Newton Kyme is a quiet hamlet some 3 miles north of Tadcaster on the River Wharfe. It has a small church, St. Andrews, and the remains of a Roman fort. A pleasant riverside walk links the village with Tadcaster. Newton Kyme is built close to the ancient site of the St Helen’s Roman Fort and is believed to actually have been built upon the earlier Roman settlement. Further evidence of the Roman presence in the area is Rudgate, which at one time crossed the Wharfe at St Helensford.

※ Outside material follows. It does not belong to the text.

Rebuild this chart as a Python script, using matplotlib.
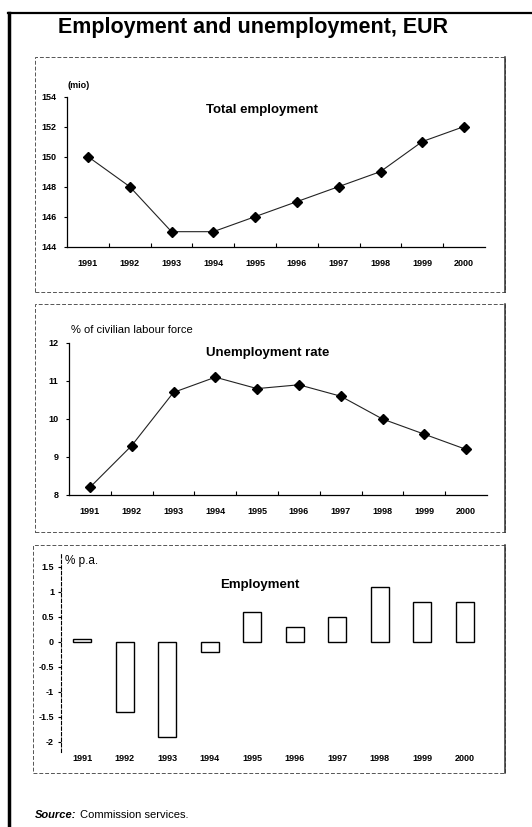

Saxton is home to All Saints C of E church, a primary school, a village hall, one pub, the Greyhound, a cricket club, horse riding stables and school and the surviving medieval motte of Saxton Castle. On the outskirts of the village lies The Crooked Billet Public House and the tiny 14th-century church, St Marys Lead, which stands alone in the middle of a field, only a short distance away from the site of the Battle of Towton.
Scarthingwell is a tiny hamlet a few miles soputh of Tadcaster on the road to Sherburn in Elmet. Despite its size, it is home to a popular Golf course, Barchester Care home, a cluster of small retail outlets and the Grade II listed Roman Catholic Church of the Immaculate Conception St John the Worker.
Stutton is a quiet village, adjoining Tadcaster to the south, with a popular Sam Smith’s public house, the Hare and Hounds and St Aidans church.
Towton is located a short distance to the south of Tadcaster and is a quiet village with a pub, the Rockingham Arms. Towton is famous for the Battle of Towton, the bloodiest battle ever fought on English soil, which brought the Wars of the Roses to an end in 1461. Ten thousand men are said to have been killed, and Cock Beck, which runs nearby, is said to have run red with blood.
Ulleskelf is a popular village south of Tadcaster and located on the river Wharfe. It is served by Ulleskelf railway station, where up to ten trains a day run, all operated by Northern Rail. It has one public house, the Ulleskelf Arms and a post office/general store.